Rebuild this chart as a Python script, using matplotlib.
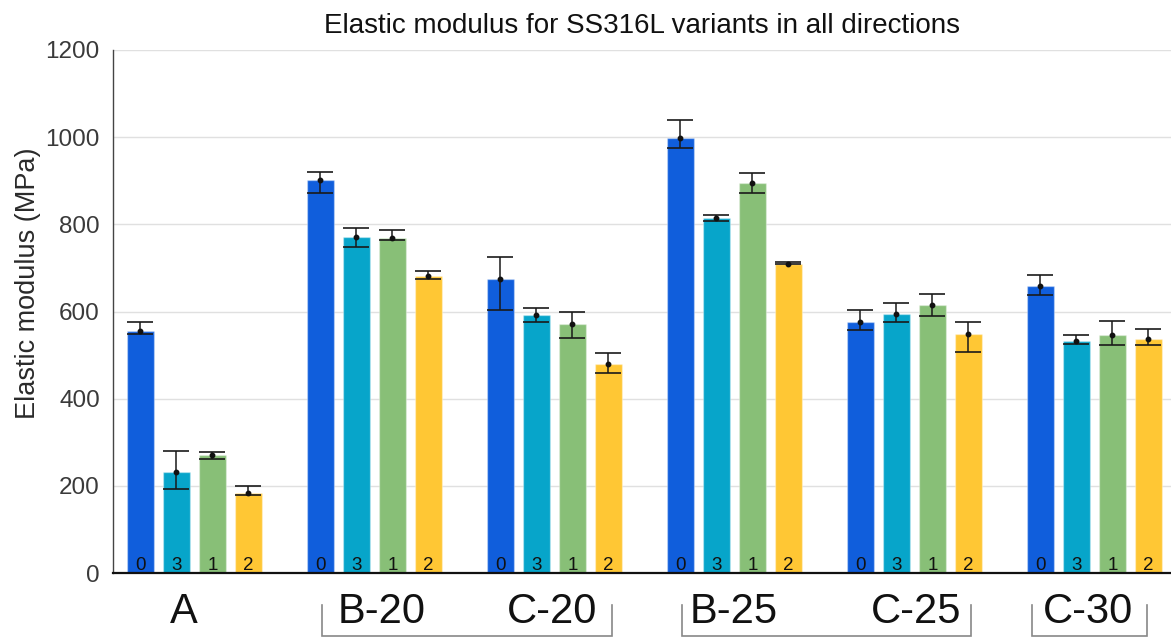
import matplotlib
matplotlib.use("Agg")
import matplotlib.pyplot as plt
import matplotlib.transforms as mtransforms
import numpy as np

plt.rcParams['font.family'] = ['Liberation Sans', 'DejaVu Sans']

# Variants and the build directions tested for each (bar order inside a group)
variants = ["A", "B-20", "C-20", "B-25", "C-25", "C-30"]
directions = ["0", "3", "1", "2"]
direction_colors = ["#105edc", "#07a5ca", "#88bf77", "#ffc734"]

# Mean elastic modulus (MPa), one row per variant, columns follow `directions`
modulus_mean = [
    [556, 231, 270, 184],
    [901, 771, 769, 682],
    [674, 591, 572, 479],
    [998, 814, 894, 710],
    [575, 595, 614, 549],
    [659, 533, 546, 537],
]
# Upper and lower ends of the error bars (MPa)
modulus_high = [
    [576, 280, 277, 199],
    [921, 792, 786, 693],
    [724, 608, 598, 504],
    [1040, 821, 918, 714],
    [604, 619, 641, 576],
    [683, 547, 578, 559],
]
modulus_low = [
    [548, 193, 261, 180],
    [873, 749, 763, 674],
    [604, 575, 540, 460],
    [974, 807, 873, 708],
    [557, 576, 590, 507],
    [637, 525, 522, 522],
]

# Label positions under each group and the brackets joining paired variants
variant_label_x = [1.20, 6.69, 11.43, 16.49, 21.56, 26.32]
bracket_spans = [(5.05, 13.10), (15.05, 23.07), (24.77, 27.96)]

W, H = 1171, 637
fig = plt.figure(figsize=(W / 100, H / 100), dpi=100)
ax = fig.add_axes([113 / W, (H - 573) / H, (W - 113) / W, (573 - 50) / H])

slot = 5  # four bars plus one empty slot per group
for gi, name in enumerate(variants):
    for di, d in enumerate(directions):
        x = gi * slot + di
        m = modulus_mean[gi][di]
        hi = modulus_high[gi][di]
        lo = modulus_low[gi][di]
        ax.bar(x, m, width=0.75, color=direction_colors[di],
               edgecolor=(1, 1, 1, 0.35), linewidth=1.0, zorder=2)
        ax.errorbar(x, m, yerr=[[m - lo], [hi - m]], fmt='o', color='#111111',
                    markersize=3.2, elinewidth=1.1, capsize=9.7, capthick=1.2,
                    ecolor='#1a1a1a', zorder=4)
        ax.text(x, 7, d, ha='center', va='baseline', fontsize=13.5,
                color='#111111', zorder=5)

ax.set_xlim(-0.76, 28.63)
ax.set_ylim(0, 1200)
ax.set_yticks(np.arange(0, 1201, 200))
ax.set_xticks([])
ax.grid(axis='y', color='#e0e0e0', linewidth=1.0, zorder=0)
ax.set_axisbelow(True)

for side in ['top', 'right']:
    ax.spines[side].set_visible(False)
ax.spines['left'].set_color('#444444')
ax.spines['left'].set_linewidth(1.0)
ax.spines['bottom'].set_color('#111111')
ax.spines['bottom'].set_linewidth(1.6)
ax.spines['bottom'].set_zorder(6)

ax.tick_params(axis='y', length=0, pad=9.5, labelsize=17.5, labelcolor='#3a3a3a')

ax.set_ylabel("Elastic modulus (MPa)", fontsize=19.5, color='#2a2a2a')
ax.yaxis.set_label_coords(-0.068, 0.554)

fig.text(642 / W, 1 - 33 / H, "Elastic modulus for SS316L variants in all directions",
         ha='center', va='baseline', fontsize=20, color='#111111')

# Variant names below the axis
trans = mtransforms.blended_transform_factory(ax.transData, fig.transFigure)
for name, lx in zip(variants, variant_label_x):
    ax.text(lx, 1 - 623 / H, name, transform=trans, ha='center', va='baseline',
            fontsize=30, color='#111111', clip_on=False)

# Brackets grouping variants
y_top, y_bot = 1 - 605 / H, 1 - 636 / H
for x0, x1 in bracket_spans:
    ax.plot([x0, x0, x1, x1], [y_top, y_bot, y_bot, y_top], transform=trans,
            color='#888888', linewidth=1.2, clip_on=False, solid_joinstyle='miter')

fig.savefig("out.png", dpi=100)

* * *

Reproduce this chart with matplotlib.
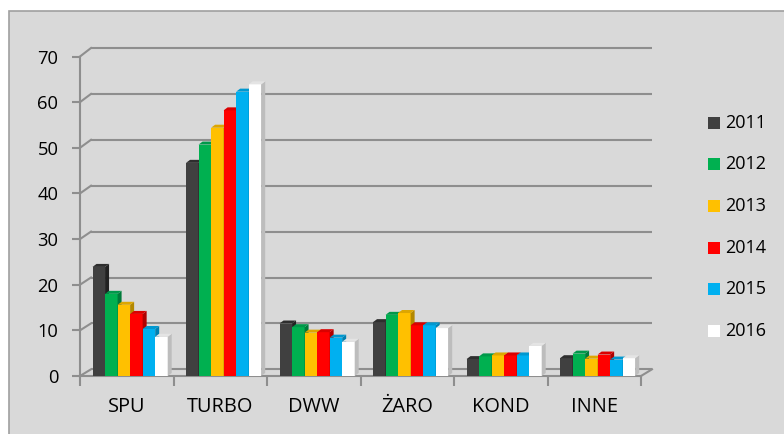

...

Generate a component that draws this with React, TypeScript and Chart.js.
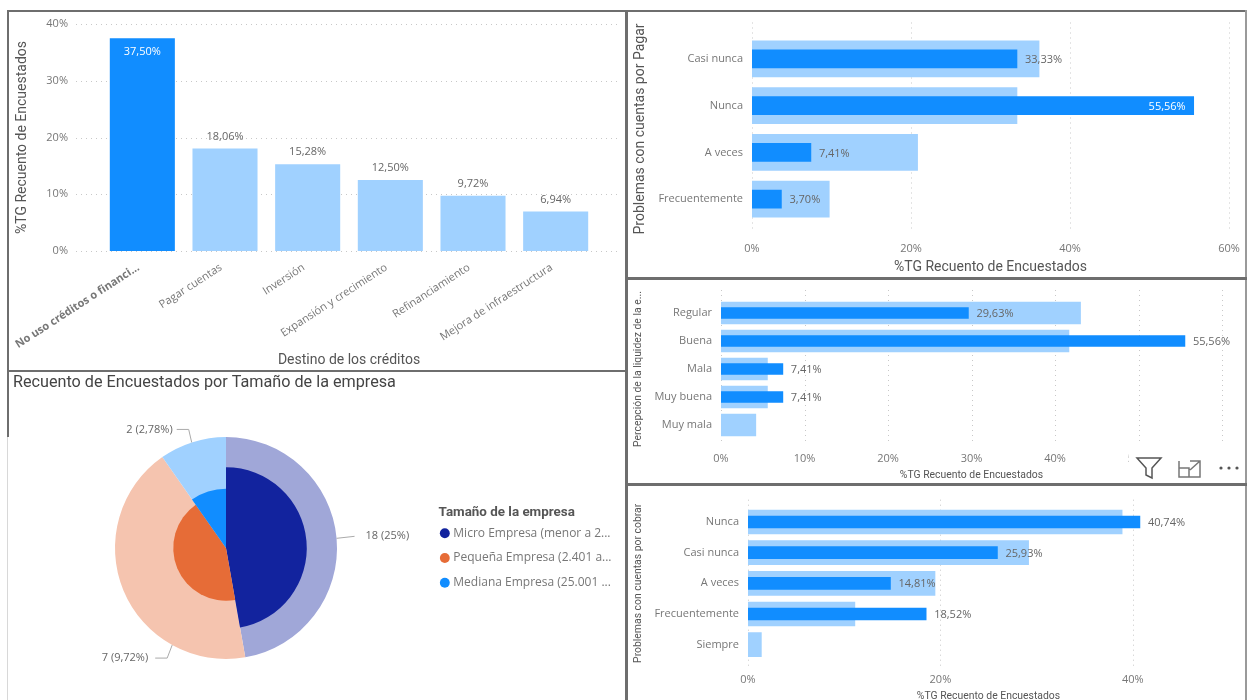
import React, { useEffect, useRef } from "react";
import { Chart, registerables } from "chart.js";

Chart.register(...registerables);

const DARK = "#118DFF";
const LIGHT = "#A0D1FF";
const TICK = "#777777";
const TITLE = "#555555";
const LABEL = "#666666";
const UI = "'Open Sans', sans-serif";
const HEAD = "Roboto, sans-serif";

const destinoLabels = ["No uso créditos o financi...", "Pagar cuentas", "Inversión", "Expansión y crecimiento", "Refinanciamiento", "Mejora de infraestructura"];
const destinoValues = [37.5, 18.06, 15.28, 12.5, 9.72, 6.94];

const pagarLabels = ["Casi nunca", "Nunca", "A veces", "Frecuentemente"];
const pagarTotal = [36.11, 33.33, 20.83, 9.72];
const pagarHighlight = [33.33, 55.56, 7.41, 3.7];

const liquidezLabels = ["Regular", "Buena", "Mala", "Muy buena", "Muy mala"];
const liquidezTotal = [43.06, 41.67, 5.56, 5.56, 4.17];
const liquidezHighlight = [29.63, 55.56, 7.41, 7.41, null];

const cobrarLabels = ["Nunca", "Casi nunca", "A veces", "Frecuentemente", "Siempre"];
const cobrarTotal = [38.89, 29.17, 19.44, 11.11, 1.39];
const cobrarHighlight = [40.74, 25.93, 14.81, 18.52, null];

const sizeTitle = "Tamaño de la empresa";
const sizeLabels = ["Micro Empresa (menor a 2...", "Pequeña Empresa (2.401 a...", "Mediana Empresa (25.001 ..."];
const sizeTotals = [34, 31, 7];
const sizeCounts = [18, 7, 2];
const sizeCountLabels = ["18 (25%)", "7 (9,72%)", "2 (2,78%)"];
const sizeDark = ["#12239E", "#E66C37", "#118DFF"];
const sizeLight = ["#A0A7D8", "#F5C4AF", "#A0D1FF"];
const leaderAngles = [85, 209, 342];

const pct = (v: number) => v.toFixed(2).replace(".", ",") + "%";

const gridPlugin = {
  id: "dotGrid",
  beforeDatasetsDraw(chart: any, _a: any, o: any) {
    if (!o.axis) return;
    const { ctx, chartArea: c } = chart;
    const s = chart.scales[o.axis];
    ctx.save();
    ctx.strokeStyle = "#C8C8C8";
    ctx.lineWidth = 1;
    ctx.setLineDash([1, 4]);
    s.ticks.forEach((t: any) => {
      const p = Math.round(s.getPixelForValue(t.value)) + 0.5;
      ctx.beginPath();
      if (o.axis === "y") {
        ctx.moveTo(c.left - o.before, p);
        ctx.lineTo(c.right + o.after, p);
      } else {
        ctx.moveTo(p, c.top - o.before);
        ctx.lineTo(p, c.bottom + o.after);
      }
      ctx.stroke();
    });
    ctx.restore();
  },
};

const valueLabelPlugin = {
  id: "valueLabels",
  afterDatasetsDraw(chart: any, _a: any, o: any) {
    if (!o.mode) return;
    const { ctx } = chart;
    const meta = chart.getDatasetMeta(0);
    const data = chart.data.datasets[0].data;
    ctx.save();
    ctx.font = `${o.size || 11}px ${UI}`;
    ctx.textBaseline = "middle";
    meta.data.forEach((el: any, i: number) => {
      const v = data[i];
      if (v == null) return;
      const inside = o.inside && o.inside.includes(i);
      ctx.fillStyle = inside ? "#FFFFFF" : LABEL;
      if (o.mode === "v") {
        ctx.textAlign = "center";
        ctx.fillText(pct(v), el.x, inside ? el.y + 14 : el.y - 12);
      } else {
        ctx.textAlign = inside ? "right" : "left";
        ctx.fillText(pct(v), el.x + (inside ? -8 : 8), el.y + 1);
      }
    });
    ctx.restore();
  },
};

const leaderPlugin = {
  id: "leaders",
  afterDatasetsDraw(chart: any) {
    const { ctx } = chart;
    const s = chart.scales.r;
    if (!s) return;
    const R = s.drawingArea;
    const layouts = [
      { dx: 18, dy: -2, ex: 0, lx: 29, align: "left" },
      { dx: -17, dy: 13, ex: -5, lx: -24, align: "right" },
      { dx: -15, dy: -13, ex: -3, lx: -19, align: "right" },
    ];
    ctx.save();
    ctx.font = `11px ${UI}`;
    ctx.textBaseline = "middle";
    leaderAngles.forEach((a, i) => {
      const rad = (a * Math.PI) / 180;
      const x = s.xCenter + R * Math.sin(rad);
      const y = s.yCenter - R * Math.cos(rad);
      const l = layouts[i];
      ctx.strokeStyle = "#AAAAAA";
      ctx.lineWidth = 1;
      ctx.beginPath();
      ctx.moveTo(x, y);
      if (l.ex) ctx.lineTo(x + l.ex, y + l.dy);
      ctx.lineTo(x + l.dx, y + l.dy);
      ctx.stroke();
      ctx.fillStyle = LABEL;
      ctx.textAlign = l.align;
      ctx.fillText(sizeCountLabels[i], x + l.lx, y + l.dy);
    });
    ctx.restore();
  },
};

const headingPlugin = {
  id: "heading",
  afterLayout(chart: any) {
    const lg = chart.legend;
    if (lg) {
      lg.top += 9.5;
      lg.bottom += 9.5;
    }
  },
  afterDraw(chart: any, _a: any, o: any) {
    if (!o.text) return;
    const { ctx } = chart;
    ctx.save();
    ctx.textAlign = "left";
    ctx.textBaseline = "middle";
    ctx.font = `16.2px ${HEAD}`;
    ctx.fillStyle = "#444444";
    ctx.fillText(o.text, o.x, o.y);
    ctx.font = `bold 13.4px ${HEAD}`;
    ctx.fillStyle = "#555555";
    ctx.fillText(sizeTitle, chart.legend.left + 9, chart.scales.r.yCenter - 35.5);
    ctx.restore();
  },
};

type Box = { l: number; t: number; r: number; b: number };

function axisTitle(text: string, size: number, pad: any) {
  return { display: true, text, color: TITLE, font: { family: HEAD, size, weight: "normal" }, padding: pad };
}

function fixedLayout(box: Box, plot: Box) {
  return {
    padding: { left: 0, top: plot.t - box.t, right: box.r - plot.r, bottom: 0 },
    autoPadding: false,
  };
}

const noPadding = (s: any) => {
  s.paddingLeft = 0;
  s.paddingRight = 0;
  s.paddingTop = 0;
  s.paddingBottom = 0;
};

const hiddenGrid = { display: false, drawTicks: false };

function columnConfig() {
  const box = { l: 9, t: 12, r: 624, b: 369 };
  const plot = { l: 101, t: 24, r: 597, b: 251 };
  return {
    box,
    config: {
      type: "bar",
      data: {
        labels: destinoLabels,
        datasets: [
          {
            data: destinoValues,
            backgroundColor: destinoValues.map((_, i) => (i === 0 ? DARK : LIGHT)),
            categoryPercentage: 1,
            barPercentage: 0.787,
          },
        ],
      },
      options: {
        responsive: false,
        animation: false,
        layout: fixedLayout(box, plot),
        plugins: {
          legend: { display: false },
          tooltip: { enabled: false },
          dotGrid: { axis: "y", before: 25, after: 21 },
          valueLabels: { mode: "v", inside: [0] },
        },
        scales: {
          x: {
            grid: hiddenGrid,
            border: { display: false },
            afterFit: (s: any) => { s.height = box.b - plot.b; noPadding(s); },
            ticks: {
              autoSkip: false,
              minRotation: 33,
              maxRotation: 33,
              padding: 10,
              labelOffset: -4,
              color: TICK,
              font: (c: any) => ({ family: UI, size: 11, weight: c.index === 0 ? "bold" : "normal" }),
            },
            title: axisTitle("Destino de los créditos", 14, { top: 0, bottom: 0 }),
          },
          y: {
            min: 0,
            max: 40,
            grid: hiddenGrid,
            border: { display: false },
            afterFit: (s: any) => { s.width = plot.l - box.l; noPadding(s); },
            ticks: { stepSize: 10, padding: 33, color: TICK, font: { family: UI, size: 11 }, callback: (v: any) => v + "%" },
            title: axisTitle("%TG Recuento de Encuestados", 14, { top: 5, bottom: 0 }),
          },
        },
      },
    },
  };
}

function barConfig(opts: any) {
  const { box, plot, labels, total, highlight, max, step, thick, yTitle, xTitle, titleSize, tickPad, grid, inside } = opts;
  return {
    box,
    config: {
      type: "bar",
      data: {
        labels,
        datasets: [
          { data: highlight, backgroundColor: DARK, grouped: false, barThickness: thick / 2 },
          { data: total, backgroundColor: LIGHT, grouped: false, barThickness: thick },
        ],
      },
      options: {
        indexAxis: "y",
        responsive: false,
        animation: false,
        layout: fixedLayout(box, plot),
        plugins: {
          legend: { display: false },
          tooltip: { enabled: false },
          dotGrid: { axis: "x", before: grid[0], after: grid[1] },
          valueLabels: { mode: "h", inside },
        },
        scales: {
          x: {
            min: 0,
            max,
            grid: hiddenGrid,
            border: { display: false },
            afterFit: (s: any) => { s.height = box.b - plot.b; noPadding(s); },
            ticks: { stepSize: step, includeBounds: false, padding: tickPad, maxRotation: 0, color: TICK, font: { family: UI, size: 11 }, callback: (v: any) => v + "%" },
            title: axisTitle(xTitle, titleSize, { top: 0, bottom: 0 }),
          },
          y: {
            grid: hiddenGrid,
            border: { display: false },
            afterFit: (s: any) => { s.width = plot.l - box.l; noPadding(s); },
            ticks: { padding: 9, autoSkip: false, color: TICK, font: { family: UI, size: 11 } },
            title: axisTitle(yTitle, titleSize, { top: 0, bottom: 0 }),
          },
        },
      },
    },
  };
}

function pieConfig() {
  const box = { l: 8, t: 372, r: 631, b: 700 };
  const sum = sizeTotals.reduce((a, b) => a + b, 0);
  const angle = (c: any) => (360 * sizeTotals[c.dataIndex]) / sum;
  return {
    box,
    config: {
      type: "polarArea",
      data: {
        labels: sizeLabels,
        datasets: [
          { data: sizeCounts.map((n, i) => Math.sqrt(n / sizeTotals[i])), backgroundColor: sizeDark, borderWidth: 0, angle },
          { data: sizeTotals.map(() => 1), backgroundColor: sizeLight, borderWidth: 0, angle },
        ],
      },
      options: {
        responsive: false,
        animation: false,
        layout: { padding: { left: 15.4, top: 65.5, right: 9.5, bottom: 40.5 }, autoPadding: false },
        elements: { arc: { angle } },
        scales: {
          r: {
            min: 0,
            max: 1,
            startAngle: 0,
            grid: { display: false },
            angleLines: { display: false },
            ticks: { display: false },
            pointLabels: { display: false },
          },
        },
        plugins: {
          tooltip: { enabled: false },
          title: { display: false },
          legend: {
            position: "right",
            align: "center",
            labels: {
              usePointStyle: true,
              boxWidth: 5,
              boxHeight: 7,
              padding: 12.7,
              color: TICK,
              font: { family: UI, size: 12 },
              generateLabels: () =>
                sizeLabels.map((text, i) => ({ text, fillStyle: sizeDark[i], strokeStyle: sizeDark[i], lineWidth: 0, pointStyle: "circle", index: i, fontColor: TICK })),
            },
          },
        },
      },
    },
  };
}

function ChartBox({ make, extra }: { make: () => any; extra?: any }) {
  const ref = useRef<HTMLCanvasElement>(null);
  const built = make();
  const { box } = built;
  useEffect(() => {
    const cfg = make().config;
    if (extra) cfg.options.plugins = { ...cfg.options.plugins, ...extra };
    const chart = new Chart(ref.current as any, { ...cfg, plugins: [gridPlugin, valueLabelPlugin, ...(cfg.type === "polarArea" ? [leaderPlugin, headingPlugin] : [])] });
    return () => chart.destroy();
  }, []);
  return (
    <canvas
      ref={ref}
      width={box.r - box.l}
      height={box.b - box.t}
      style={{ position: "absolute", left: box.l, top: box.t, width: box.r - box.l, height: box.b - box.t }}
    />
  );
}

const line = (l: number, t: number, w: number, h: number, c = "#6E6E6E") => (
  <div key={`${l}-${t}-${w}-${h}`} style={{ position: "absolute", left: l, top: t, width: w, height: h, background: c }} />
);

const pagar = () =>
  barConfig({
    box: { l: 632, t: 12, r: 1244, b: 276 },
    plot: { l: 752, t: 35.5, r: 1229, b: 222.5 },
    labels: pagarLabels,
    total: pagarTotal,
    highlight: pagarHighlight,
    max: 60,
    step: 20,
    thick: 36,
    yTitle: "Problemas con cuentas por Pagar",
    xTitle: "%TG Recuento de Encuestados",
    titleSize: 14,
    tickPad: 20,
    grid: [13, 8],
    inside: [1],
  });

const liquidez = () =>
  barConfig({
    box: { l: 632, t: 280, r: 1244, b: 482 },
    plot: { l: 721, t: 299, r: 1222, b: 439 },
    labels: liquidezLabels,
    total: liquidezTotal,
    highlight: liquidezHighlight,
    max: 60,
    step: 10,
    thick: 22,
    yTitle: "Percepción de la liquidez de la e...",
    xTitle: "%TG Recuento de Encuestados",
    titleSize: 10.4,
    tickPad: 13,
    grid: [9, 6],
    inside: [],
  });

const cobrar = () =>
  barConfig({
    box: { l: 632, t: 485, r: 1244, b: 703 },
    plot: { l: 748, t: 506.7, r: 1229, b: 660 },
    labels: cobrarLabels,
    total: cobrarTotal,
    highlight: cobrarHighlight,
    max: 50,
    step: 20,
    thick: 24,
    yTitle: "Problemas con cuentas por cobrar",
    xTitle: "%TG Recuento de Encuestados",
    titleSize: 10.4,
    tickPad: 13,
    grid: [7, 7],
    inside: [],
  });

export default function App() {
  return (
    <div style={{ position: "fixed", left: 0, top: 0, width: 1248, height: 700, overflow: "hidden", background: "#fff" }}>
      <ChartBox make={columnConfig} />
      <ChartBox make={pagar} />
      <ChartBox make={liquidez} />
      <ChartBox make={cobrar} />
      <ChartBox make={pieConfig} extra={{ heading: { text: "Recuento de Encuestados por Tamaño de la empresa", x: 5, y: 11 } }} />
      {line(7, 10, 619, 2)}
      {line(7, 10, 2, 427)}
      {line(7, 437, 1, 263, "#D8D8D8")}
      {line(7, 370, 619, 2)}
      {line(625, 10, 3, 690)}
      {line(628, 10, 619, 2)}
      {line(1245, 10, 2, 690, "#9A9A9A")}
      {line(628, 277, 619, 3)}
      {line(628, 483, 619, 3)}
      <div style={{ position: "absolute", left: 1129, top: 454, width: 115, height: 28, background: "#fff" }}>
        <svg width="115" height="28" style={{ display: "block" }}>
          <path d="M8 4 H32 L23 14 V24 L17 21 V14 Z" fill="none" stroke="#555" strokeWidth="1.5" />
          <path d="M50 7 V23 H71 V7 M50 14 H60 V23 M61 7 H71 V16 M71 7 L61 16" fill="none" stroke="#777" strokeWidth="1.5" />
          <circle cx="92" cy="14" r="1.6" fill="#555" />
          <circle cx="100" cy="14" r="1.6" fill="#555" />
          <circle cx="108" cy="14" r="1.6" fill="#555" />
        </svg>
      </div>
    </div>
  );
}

WHAT IS ASKED
Only the lines starting at the line with "Generate a component" and ending at the line with "const pct = (v: number)" should be printed again, exactly and with both ends kept; omit the pictures.

EXERCISE OUTPUT
Generate a component that draws this with React, TypeScript and Chart.js.
import React, { useEffect, useRef } from "react";
import { Chart, registerables } from "chart.js";

Chart.register(...registerables);

const DARK = "#118DFF";
const LIGHT = "#A0D1FF";
const TICK = "#777777";
const TITLE = "#555555";
const LABEL = "#666666";
const UI = "'Open Sans', sans-serif";
const HEAD = "Roboto, sans-serif";

const destinoLabels = ["No uso créditos o financi...", "Pagar cuentas", "Inversión", "Expansión y crecimiento", "Refinanciamiento", "Mejora de infraestructura"];
const destinoValues = [37.5, 18.06, 15.28, 12.5, 9.72, 6.94];

const pagarLabels = ["Casi nunca", "Nunca", "A veces", "Frecuentemente"];
const pagarTotal = [36.11, 33.33, 20.83, 9.72];
const pagarHighlight = [33.33, 55.56, 7.41, 3.7];

const liquidezLabels = ["Regular", "Buena", "Mala", "Muy buena", "Muy mala"];
const liquidezTotal = [43.06, 41.67, 5.56, 5.56, 4.17];
const liquidezHighlight = [29.63, 55.56, 7.41, 7.41, null];

const cobrarLabels = ["Nunca", "Casi nunca", "A veces", "Frecuentemente", "Siempre"];
const cobrarTotal = [38.89, 29.17, 19.44, 11.11, 1.39];
const cobrarHighlight = [40.74, 25.93, 14.81, 18.52, null];

const sizeTitle = "Tamaño de la empresa";
const sizeLabels = ["Micro Empresa (menor a 2...", "Pequeña Empresa (2.401 a...", "Mediana Empresa (25.001 ..."];
const sizeTotals = [34, 31, 7];
const sizeCounts = [18, 7, 2];
const sizeCountLabels = ["18 (25%)", "7 (9,72%)", "2 (2,78%)"];
const sizeDark = ["#12239E", "#E66C37", "#118DFF"];
const sizeLight = ["#A0A7D8", "#F5C4AF", "#A0D1FF"];
const leaderAngles = [85, 209, 342];

const pct = (v: number) => v.toFixed(2).replace(".", ",") + "%";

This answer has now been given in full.